O descontrole da pandemia de coronavírus no Brasil somado às fake news que provocaram desconfiança em relação às vacinas estão levando a população a procurar testes sorológicos para checar se a picada surtiu efeito. Acontece que o procedimento não consegue provar se o imunizante funcionou ou não.
O patologista Gustavo Campana, diretor médico do grupo Dasa, explica que os testes sorológicos dosam a taxa de IgG no sangue, ou seja, os anticorpos totais.
De acordo com a pediatra Mônica Levi, presidente da Comissão de Revisão de Calendários Vacinais da Sociedade Brasileira de Imunizações (Sbim), as análises não são tão úteis porque, além de não informarem se os anticorpos são funcionais, não mostram se eles são capazes de impedir a entrada do vírus nas células.
Há um outro tipo de exame sorológico, chamado teste de anticorpos neutralizantes, que usa uma metodologia diferente. Ele indica qual proporção dessas moléculas tem a capacidade de neutralizar a entrada do vírus nas células.
“Esse teste nos diz: ‘olha, dos anticorpos que você tem, tal quantidade bloqueia a infecção’. Então, ele pode dar pistas da imunidade adquirida pela doença ou pelo imunizante, e vai informar qual é o nível de proteção que o indivíduo possui”, relata Campana.
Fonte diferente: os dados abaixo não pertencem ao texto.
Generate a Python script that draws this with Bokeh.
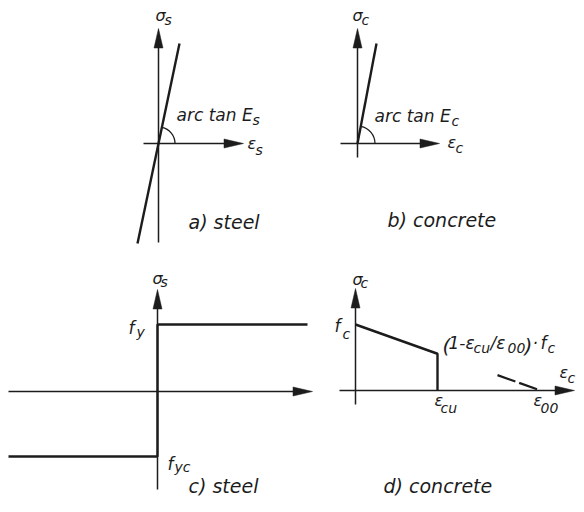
import math
from bokeh.plotting import figure
from bokeh.layouts import column, row
from bokeh.models import Range1d, ColumnDataSource
from bokeh.core.properties import value
from bokeh.embed import file_html
from bokeh.resources import INLINE

# ---------------- data (schematic units) ----------------
# a) steel: linear elastic
steel_eps = [-2.1, 2.1]
steel_sig = [-10.0, 10.0]
# b) concrete: linear elastic
conc_eps = [0.0, 1.9]
conc_sig = [0.0, 10.0]
# c) steel: rigid-plastic
f_y = 6.7
f_yc = -6.5
c_eps = [-14.9, 0.0, 0.0, 15.0]
c_sig = [f_yc, f_yc, f_y, f_y]
# d) concrete: linear softening, cut off at eps_cu
f_c = 6.6
eps_cu = 8.2
eps_00 = 18.5
eps_dash = 14.2
d_eps = [0.0, eps_cu, eps_cu]
d_sig = [f_c, f_c * (1 - eps_cu / eps_00), 0.0]
dash_eps = [eps_dash, eps_00]
dash_sig = [f_c * (1 - eps_dash / eps_00), 0.0]

# axis extents (strain axis, stress axis)
a_xaxis, a_yaxis = [-1.5, 8.5], [-9.9, 11.5]
b_xaxis, b_yaxis = [-1.7, 8.2], [-1.4, 11.5]
c_xaxis, c_yaxis = [-14.9, 15.5], [-9.8, 10.2]
d_xaxis, d_yaxis = [-1.6, 21.9], [-1.4, 10.2]

INK = "#1c1c1c"
FONT = value("DejaVu Sans")


def panel(w, h, xr, yr):
    p = figure(width=w, height=h, x_range=Range1d(*xr), y_range=Range1d(*yr),
               output_backend="svg", toolbar_location=None,
               x_axis_location=None, y_axis_location=None, min_border=0)
    p.outline_line_color = None
    p.xgrid.visible = False
    p.ygrid.visible = False
    p.background_fill_color = "white"
    p.border_fill_color = "white"
    return p


def arrow(p, x0, y0, x1, y1, hl=1.95, hw=0.45, lw=1.5):
    L = math.hypot(x1 - x0, y1 - y0)
    ux, uy = (x1 - x0) / L, (y1 - y0) / L
    bx, by = x1 - ux * hl, y1 - uy * hl
    p.line([x0, bx + ux * 0.3], [y0, by + uy * 0.3], line_width=lw, line_color=INK)
    p.patch([x1, bx - uy * hw, bx + uy * hw], [y1, by + ux * hw, by - ux * hw],
            fill_color=INK, line_color=INK, line_width=0.5)


def axes(p, xa, ya):
    arrow(p, xa[0], 0.0, xa[1], 0.0)
    arrow(p, 0.0, ya[0], 0.0, ya[1])


def texts(p, items):
    src = ColumnDataSource(dict(
        x=[t[1] for t in items], y=[t[2] for t in items],
        text=[t[0] for t in items], size=["%dpx" % t[3] for t in items]))
    p.text(x="x", y="y", text="text", source=src, text_font=FONT,
           text_font_style="italic", text_font_size="size", text_color=INK,
           text_align="left", text_baseline="alphabetic", y_offset=-6)


# ---------------- a) steel ----------------
pa = panel(292, 256, (-15.8, 13.4), (-11.3, 14.3))
axes(pa, a_xaxis, a_yaxis)
pa.line(steel_eps, steel_sig, line_width=2.4, line_color=INK)
pa.arc(x=[0], y=[0], radius=1.65, start_angle=0,
       end_angle=math.atan2(steel_sig[1], steel_eps[1]), line_width=1.3, line_color=INK)
texts(pa, [("σ", -0.3, 12.2, 16), ("s", 0.6, 11.8, 14),
           ("arc tan E", 1.8, 2.3, 17), ("s", 9.4, 1.8, 14),
           ("ε", 8.9, -0.6, 16), ("s", 9.7, -1.2, 14),
           ("a) steel", 3.0, -8.4, 19)])

# ---------------- b) concrete ----------------
pb = panel(284, 256, (-6.5, 21.9), (-11.3, 14.3))
axes(pb, b_xaxis, b_yaxis)
pb.line(conc_eps, conc_sig, line_width=2.4, line_color=INK)
pb.arc(x=[0], y=[0], radius=1.75, start_angle=0,
       end_angle=math.atan2(conc_sig[1], conc_eps[1]), line_width=1.3, line_color=INK)
texts(pb, [("σ", -0.5, 12.2, 16), ("c", 0.4, 11.8, 14),
           ("arc tan E", 1.7, 2.2, 17), ("c", 9.4, 1.7, 14),
           ("ε", 9.0, -0.5, 16), ("c", 9.8, -1.0, 14),
           ("b) concrete", 3.0, -8.2, 19)])

# ---------------- c) steel ----------------
pc = panel(318, 240, (-15.7, 16.1), (-10.5, 13.5))
axes(pc, c_xaxis, c_yaxis)
pc.line(c_eps, c_sig, line_width=2.4, line_color=INK)
texts(pc, [("σ", -0.5, 10.7, 16), ("s", 0.3, 10.4, 14),
           ("f", -2.9, 5.8, 17), ("y", -2.1, 5.4, 14),
           ("f", 1.0, -7.8, 17), ("yc", 1.7, -8.1, 14),
           ("c) steel", 3.1, -10.0, 19)])

# ---------------- d) concrete ----------------
pd = panel(258, 240, (-3.7, 22.1), (-10.6, 13.4))
axes(pd, d_xaxis, d_yaxis)
pd.line(d_eps, d_sig, line_width=2.4, line_color=INK)
pd.line(dash_eps, dash_sig, line_width=2.2, line_color=INK, line_dash="19 4")
texts(pd, [("σ", -0.3, 10.5, 16), ("c", 0.5, 10.2, 14),
           ("f", -2.1, 5.9, 17), ("c", -1.3, 5.1, 14),
           ("ε", 7.9, -1.6, 16), ("cu", 8.5, -2.3, 14),
           ("ε", 17.8, -1.6, 16), ("00", 18.5, -2.3, 14),
           ("ε", 20.4, 1.2, 16), ("c", 21.2, 0.7, 14),
           ("(", 8.7, 3.9, 20), ("1-ε", 9.3, 4.2, 17), ("cu", 11.8, 3.7, 14),
           ("/ε", 13.5, 4.2, 17), ("00", 15.2, 3.7, 14), (")", 16.9, 3.9, 20),
           ("·", 17.7, 4.2, 17), ("f", 18.5, 4.2, 17), ("c", 19.2, 3.7, 14),
           ("d) concrete", 2.8, -10.1, 19)])

layout = column(row(pa, pb), row(pc, pd))
open("out.html", "w").write(file_html(layout, INLINE))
Mônica acredita que essa versão é, de fato, a que chega mais perto de dizer o quão resguardados estamos contra a Covid-19. Mas tem um porém: “O grande problema é que, até hoje, a ciência não evidenciou qual é a quantidade de anticorpos neutralizantes que se associa com proteção clínica”, pontua. Para completar, ainda não se sabe quanto tempo a ação dessas moléculas dura.
Imunidade celular x anticorpos
Apesar de os anticorpos serem as estruturas mais lembradas quando falamos de imunidade, eles são apenas um pedaço dessa complexa engenharia que forma o nosso sistema de defesa.
Existe, por exemplo, a chamada imunidade inata, que é a primeira resposta do organismo a uma infecção. Também há a imunidade celular, realizada pelos linfócitos T – ela entra em cena junto com a imunidade humoral, realizada pelos anticorpos, quando a inata não dá conta do recado.
Essa intrincada engrenagem é mais um fator que ajuda a justificar por que não faz sentido realizar exames sorológicos após receber a vacina contra o Sars-CoV-2: ora, nem só de anticorpos vive (e trabalha) o sistema imune.
“E ainda não temos evidências de qual o percentual de participação e importância dos diversos departamentos do sistema imunológico na Covid-19”, informa a pediatra.
Como saber se as vacinas funcionam?
A melhor informação que temos para confirmar a eficácia dos imunizantes são os resultados dos ensaios clínicos, realizados antes da aprovação das agências de saúde, e baseados em rígidos protocolos.
Em uma nota técnica divulgada em março de 2021, na qual desencoraja a realização dos testes de dosagem de anticorpos, a Sbim lembra ainda que, até agora, o desenrolar da aplicação da vacina no “mundo real” também é um ótimo indicativo: “…Os resultados de curto prazo que estão sendo disponibilizados por diversos países têm sido muito animadores na proteção contra formas graves e óbitos pela Covid-19, independente da circulação das novas variantes”.
Mas será que os testes sorológicos têm alguma função?
“Qualquer informação laboratorial, sendo bem interpretada, é relevante. Porém, não deve ser utilizada para o paciente se sentir seguro a ponto de não se proteger”, avisa Campana.
Em outras palavras, a despeito do resultado, não significa que é possível abandonar os cuidados básicos (usar máscara, evitar aglomerações, higienizar as mãos). Até porque ainda não se sabe qual a capacidade de um indivíduo vacinado continuar transmitindo o vírus – isso colocaria em risco todas aquelas pessoas que ainda não receberam a picada.
Vale frisar: só estaremos realmente livres do coronavírus quando o maior número de pessoas estiver imunizado. A vacinação traz segurança coletiva, não individual.
Por outro lado, o teste também não deve motivar desespero caso não sejam identificados os tais anticorpos neutralizantes. Como contamos, o sistema imunológico é muito mais complexo do que isso.
“Entendo o argumento de que o exame não deva ser feito. Mas me coloco no lugar de quem quer saber se a vacina despertou algum tipo de resposta. Então, a decisão precisa ser individual. Contudo, tendo em vista que isso não garante se há a proteção”, pondera o infectologista Celso Granato, do Fleury Medicina e Saúde, na capital paulista.
“As vacinas têm uma boa eficácia contra os casos graves e protegem com menor eficácia os casos leves. E não temos dados sobre a capacidade de impedir a transmissão. A presença ou ausência de anticorpos não quer dizer que alguém esteja completamente seguro nem totalmente desprotegido”, resume o diretor médico da Dasa.